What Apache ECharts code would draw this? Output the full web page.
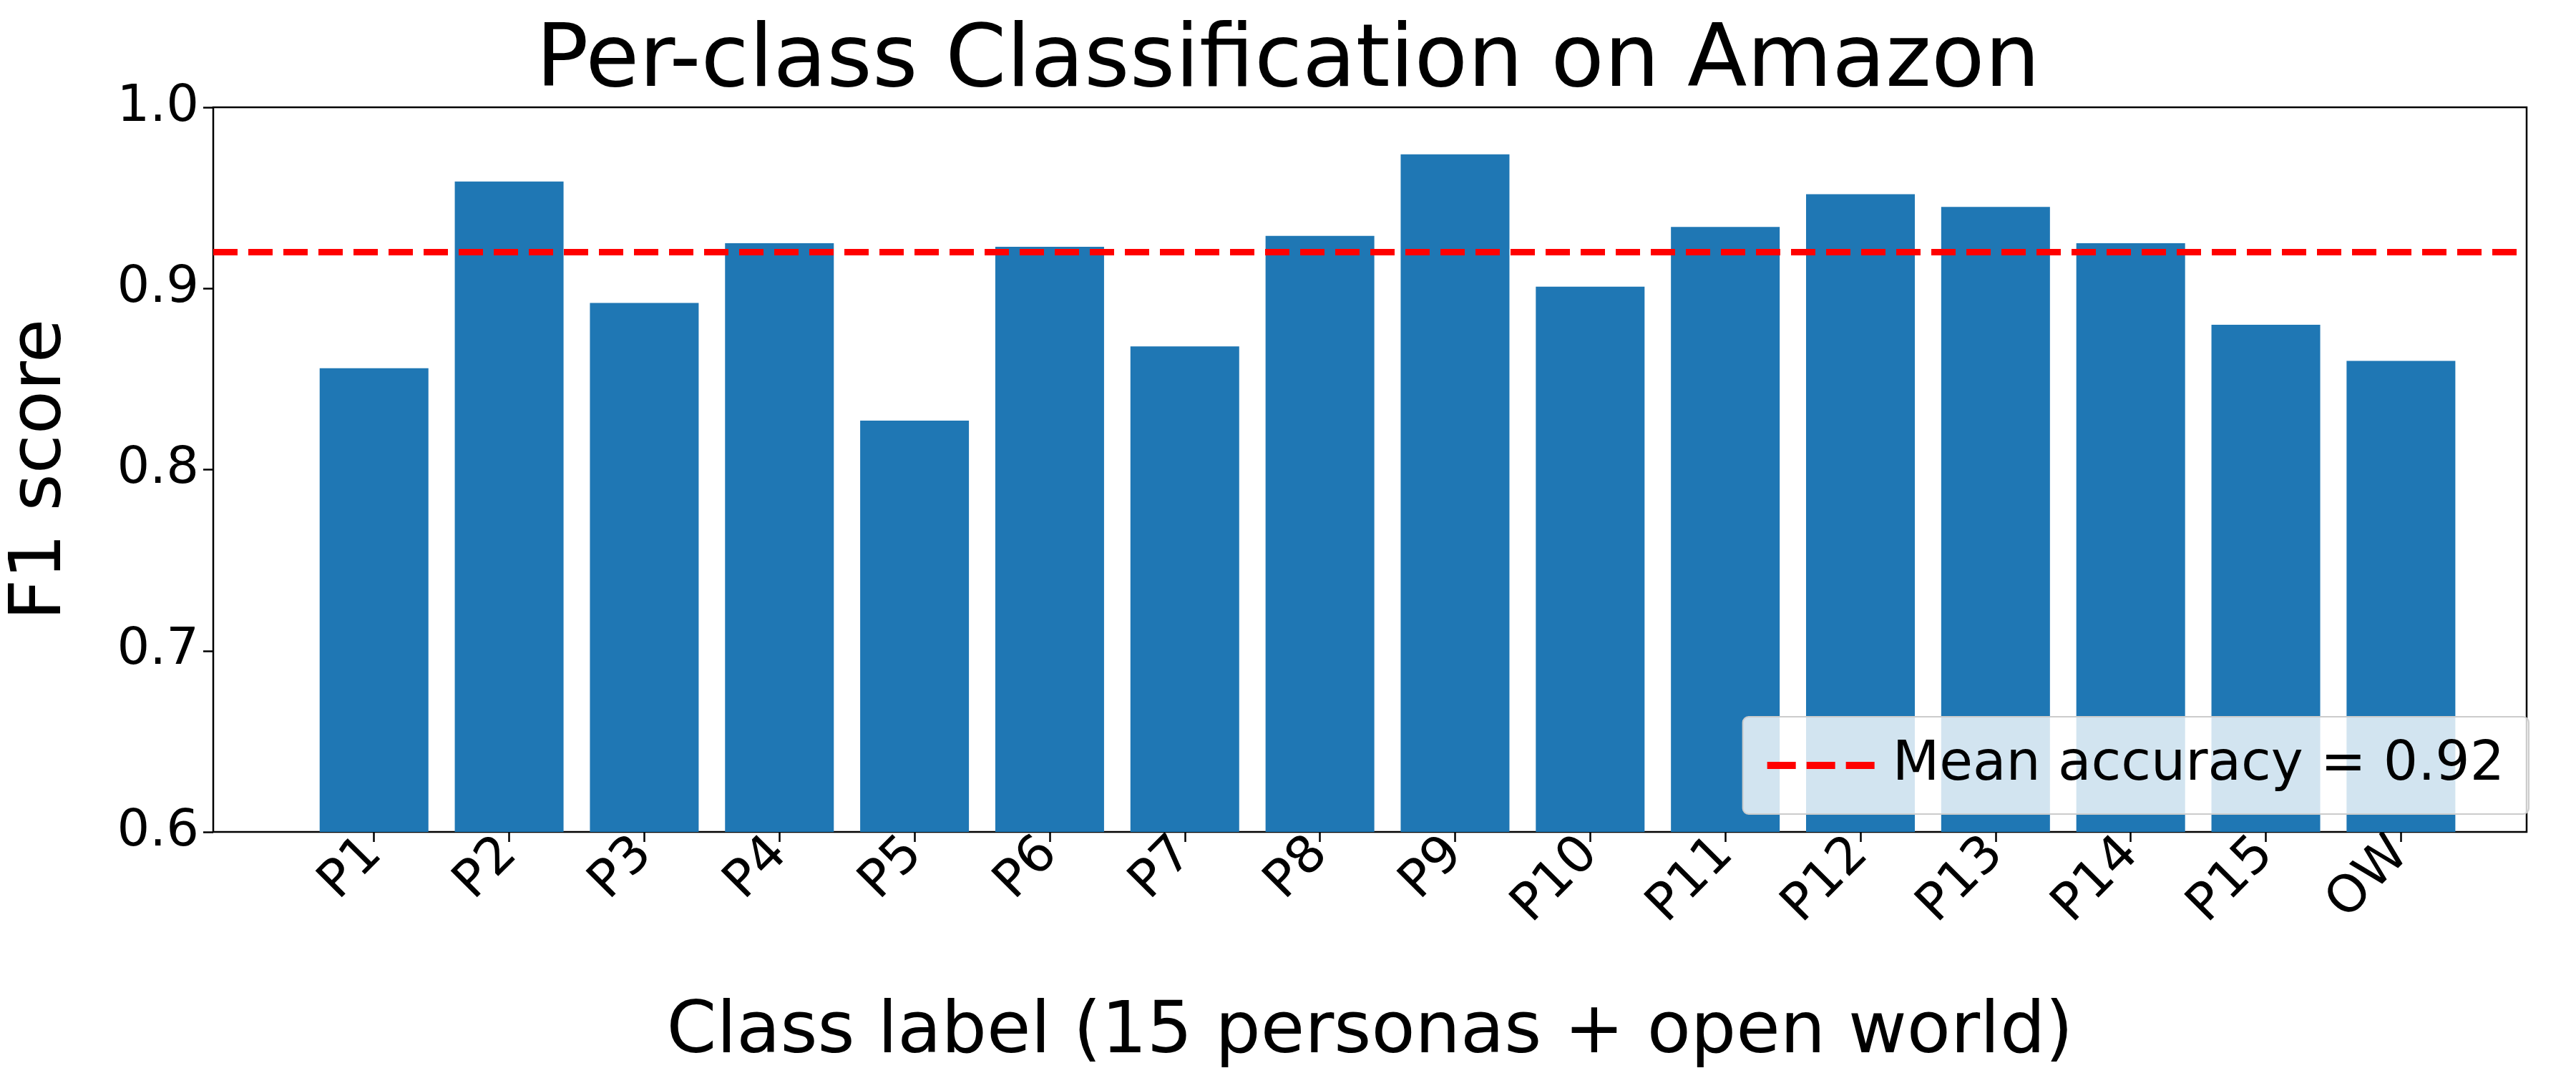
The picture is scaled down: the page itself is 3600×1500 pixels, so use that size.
<!DOCTYPE html>
<html>
<head>
<meta charset="utf-8">
<title>Per-class Classification on Amazon</title>
<script src="https://cdn.jsdelivr.net/npm/echarts@6/dist/echarts.min.js"></script>
<style>
  html, body { margin: 0; padding: 0; background: #fff; }
  #chart { width: 3600px; height: 1500px; }
</style>
</head>
<body>
<div id="chart"></div>
<script>
var categories = ['P1', 'P2', 'P3', 'P4', 'P5', 'P6', 'P7', 'P8', 'P9', 'P10', 'P11', 'P12', 'P13', 'P14', 'P15', 'OW'];
var f1Scores = [0.856, 0.959, 0.892, 0.925, 0.827, 0.923, 0.868, 0.929, 0.974, 0.901, 0.934, 0.952, 0.945, 0.925, 0.880, 0.860];
var meanAccuracy = 0.92;

var font = 'DejaVu Sans';
var idx = [];
var barData = [];
for (var i = 0; i < categories.length; i++) {
  idx.push(i);
  barData.push([i, f1Scores[i]]);
}
var legendName = 'Mean accuracy = ' + meanAccuracy.toFixed(2);

var chart = echarts.init(document.getElementById('chart'));
chart.setOption({
  animation: false,
  title: {
    text: 'Per-class Classification on Amazon',
    left: 'center',
    top: 22,
    textStyle: { fontFamily: font, fontSize: 122, fontWeight: 'normal', color: '#000' }
  },
  grid: {
    left: 288, right: 69, top: 150, bottom: 323,
    show: true, borderColor: '#000', borderWidth: 2.5, backgroundColor: 'transparent'
  },
  legend: {
    data: [{ name: legendName }],
    right: 66, bottom: 362,
    padding: [30, 34, 30, 34],
    itemWidth: 150, itemHeight: 14,
    icon: 'path://M0,0h40v10h-40z M55,0h40v10h-40z M110,0h40v10h-40z',
    backgroundColor: 'rgba(255,255,255,0.8)',
    borderColor: '#cccccc', borderWidth: 2, borderRadius: 8,
    textStyle: { fontFamily: font, fontSize: 76, color: '#000', padding: [0, 0, 0, 20] }
  },
  xAxis: {
    type: 'value',
    min: -1.19, max: 15.93,
    name: 'Class label (15 personas + open world)',
    nameLocation: 'middle',
    nameGap: 232,
    nameTextStyle: { fontFamily: font, fontSize: 100, color: '#000' },
    splitLine: { show: false },
    axisLine: { show: false, onZero: false },
    axisTick: { show: true, customValues: idx, length: 14, lineStyle: { color: '#000', width: 2.5 } },
    axisLabel: {
      customValues: idx,
      rotate: 45,
      margin: 20,
      fontFamily: font, fontSize: 72, color: '#000',
      formatter: function (v) { return categories[Math.round(v)]; }
    }
  },
  yAxis: {
    type: 'value',
    min: 0.6, max: 1.0, interval: 0.1,
    name: 'F1 score',
    nameLocation: 'middle',
    nameGap: 190,
    nameTextStyle: { fontFamily: font, fontSize: 100, color: '#000' },
    splitLine: { show: false },
    axisLine: { show: false, onZero: false },
    axisTick: { show: true, length: 14, lineStyle: { color: '#000', width: 2.5 } },
    axisLabel: {
      margin: 20, fontFamily: font, fontSize: 72, color: '#000',
      formatter: function (v) { return v.toFixed(1); }
    }
  },
  series: [{
    type: 'bar',
    data: barData,
    barWidth: 152,
    itemStyle: { color: '#1f77b4' },
    z: 2
  }, {
    name: legendName,
    type: 'line',
    data: [],
    symbol: 'none',
    lineStyle: { color: '#ff0000', width: 9, type: [34, 15] },
    itemStyle: { color: '#ff0000' },
    markLine: {
      silent: true,
      symbol: 'none',
      label: { show: false },
      lineStyle: { color: '#ff0000', width: 9, type: [34, 15] },
      data: [{ yAxis: meanAccuracy }],
      z: 5
    }
  }]
});
</script>
</body>
</html>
○ ○ ○ ○ ○ ○ ○
> [GIVEN PROBLEM]: Check every line of the data, and copy the ones that contain "page".

> [EXERCISE SOLUTION]:
What Apache ECharts code would draw this? Output the full web page.
The picture is scaled down: the page itself is 3600×1500 pixels, so use that size.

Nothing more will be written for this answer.